A Precision and Efficiency Advantage in Continuous-Variable Quantum Compiler for Optical Phase Variational Learning

The primary objective of quantum compilation is to learn a specific quantum unitary transformation by refining an adjustable quantum circuit. This refinement is crucial for designing size- and depth-efficient quantum circuits and can potentially serve as a tool for characterizing the behavior of quantum materials. Recent work has predominantly been directed toward compilation for discrete-variable systems, while continuous-variable platforms have received less attention. However, the theory for continuous-variable quantum compilation promises to reduce the training data needed for compilation, enhance the precision of parameter estimation compared to a discrete-variable quantum compiler or classical methods and surmount the challenges of energy-dependent barren plateaus. In this context, our investigation introduces a continuous-variable variational quantum compiler tailored for learning optical quantum circuits. This compiler is adept at efficiently and precisely learning Gaussian unitary operations.
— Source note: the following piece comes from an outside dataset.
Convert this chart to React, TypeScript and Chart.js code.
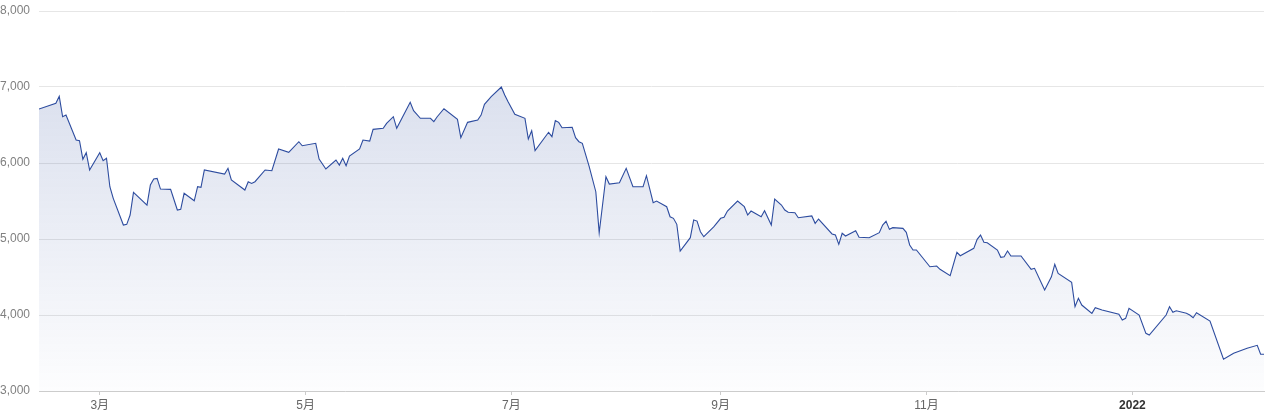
import React, { useEffect, useRef } from "react";
import { Chart, registerables } from "chart.js";

Chart.register(...registerables);

// Days since 2021-01-01 (trading-day vertices of the index line)
const days: number[] = [
  41, 46, 47, 48, 49, 52, 53, 54, 55, 56, 59, 60, 61, 62, 63, 66, 67, 68, 69, 73,
  74, 75, 76, 77, 80, 82, 83, 84, 87, 88, 89, 90, 96, 97, 98, 102, 103, 104, 105, 108,
  110, 112, 115, 118, 119, 123, 124, 126, 129, 130, 131, 132, 133, 136, 137, 139, 140, 143, 144, 146,
  147, 151, 152, 154, 157, 158, 159, 161, 165, 166, 168, 171, 172, 173, 175, 178, 179, 180, 182, 185,
  186, 187, 188, 192, 193, 194, 195, 196, 199, 200, 201, 202, 204, 206, 207, 209, 210, 213, 215, 217,
  220, 221, 223, 224, 227, 228, 229, 230, 231, 234, 235, 236, 237, 238, 241, 243, 244, 245, 248, 250,
  251, 252, 255, 256, 258, 259, 261, 262, 263, 265, 266, 270, 271, 272, 276, 277, 278, 279, 280, 283,
  284, 287, 290, 291, 292, 293, 294, 297, 298, 299, 300, 301, 305, 307, 308, 311, 313, 314, 318, 319,
  320, 321, 322, 325, 326, 327, 328, 329, 332, 335, 336, 339, 341, 342, 343, 347, 348, 349, 350, 353,
  354, 356, 361, 362, 363, 364, 367, 369, 370, 375, 376, 377, 378, 381, 382, 383, 384, 388, 392, 395,
  399, 402, 403, 404,
];

const values: number[] = [
  6710, 6785, 6877, 6609, 6632, 6302, 6293, 6048, 6135, 5908, 6135, 6030, 6062, 5688, 5535, 5184, 5193, 5315, 5614, 5447,
  5710, 5789, 5798, 5657, 5653, 5381, 5390, 5601, 5503, 5688, 5680, 5908, 5855, 5930, 5776, 5644, 5754, 5732, 5754, 5908,
  5899, 6184, 6141, 6280, 6227, 6259, 6052, 5921, 6039, 5973, 6062, 5964, 6092, 6184, 6302, 6289, 6443, 6456, 6522, 6609,
  6456, 6799, 6688, 6588, 6588, 6544, 6609, 6714, 6575, 6333, 6535, 6566, 6631, 6772, 6872, 7000, 6895, 6806, 6641, 6588,
  6316, 6425, 6162, 6404, 6346, 6557, 6535, 6464, 6470, 6333, 6280, 6259, 5960, 5622, 5083, 5820, 5723, 5741, 5930, 5688,
  5688, 5833, 5478, 5500, 5425, 5293, 5272, 5193, 4842, 5017, 5250, 5236, 5096, 5030, 5162, 5272, 5285, 5368, 5500, 5425,
  5315, 5368, 5293, 5372, 5184, 5526, 5447, 5381, 5351, 5346, 5280, 5303, 5206, 5263, 5066, 5052, 4930, 5075, 5039, 5109,
  5022, 5017, 5083, 5184, 5232, 5127, 5149, 5140, 5088, 4921, 4855, 4855, 4635, 4644, 4601, 4517, 4825, 4780, 4877, 4996,
  5052, 4956, 4951, 4855, 4759, 4767, 4842, 4776, 4776, 4601, 4614, 4328, 4503, 4667, 4548, 4430, 4109, 4219, 4131, 4022,
  4096, 4066, 4009, 3934, 3956, 4088, 4000, 3759, 3737, 4000, 4109, 4035, 4056, 4022, 4000, 3964, 4030, 3920, 3417, 3496,
  3562, 3601, 3483, 3483,
];

const xTickDays: number[] = [59, 120, 181, 243, 304, 365];
const xTickLabels: string[] = ["3月", "5月", "7月", "9月", "11月", "2022"];
const yMin = 3000;
const yMax = 8000;
const yStep = 1000;

const FONT = "Arial, 'Liberation Sans', 'Noto Sans CJK SC', sans-serif";

export default function App() {
  const canvasRef = useRef<HTMLCanvasElement | null>(null);

  useEffect(() => {
    document.body.style.margin = "0";
    const canvas = canvasRef.current;
    if (!canvas) return;
    const chart = new Chart(canvas, {
      type: "line",
      data: {
        datasets: [
          {
            data: days.map((d, i) => ({ x: d, y: values[i] })),
            borderColor: "#2d4c9f",
            borderWidth: 1.1,
            pointRadius: 0,
            tension: 0,
            fill: "start",
            backgroundColor: (context: any) => {
              const { chart } = context;
              const { ctx, chartArea } = chart;
              if (!chartArea) return "rgba(52,81,160,0.1)";
              const g = ctx.createLinearGradient(0, chartArea.top, 0, chartArea.bottom);
              g.addColorStop(0, "rgba(52,81,160,0.22)");
              g.addColorStop(1, "rgba(52,81,160,0.01)");
              return g;
            },
          },
        ],
      },
      options: {
        animation: false,
        responsive: false,
        devicePixelRatio: 1,
        layout: { padding: { top: 11, right: 4, left: 0, bottom: 0 } },
        plugins: {
          legend: { display: false },
          tooltip: { enabled: false },
        },
        scales: {
          x: {
            type: "linear",
            min: days[0],
            max: days[days.length - 1],
            afterBuildTicks: (scale: any) => {
              scale.ticks = xTickDays.map((v) => ({ value: v }));
            },
            afterFit: (scale: any) => {
              scale.height = 23;
              scale.paddingLeft = 0;
              scale.paddingRight = 0;
            },
            ticks: {
              autoSkip: false,
              maxRotation: 0,
              padding: 3,
              callback: (v: any) => {
                const i = xTickDays.indexOf(Number(v));
                return i >= 0 ? xTickLabels[i] : "";
              },
              color: (ctx: any) => (ctx.index === xTickDays.length - 1 ? "#333" : "#666"),
              font: (ctx: any) => ({
                family: FONT,
                size: 12,
                weight: ctx.index === xTickDays.length - 1 ? "bold" : "normal",
              }),
            },
            grid: {
              drawOnChartArea: false,
              drawTicks: true,
              tickLength: 4,
              color: "#ccc",
            },
            border: { display: true, color: "#ccc" },
          },
          y: {
            min: yMin,
            max: yMax,
            afterFit: (scale: any) => {
              scale.width = 39;
              scale.paddingTop = 0;
              scale.paddingBottom = 0;
            },
            ticks: {
              stepSize: yStep,
              padding: 9,
              color: "#808080",
              font: { family: FONT, size: 12 },
              callback: (v: any) => Number(v).toLocaleString("en-US"),
            },
            grid: { color: "#e6e6e6", drawTicks: false },
            border: { display: false },
          },
        },
      },
    } as any);
    return () => chart.destroy();
  }, []);

  return (
    <div style={{ width: 1268, height: 414 }}>
      <canvas ref={canvasRef} width={1268} height={414} style={{ display: "block" }} />
    </div>
  );
}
As proof of principle, we experimentally demonstrate the training of a parameterized linear phase unitary to approximate a parameterized target phase unitary. The results reveal a sixfold enhancement in phase estimation precision and a twenty-two-fold reduction in time-to-solution when employing quantum entanglement, in addition to evidence of the avoidance of energy-dependent barren plateaus in noisy intermediate-scale continuous-variable variational quantum algorithms.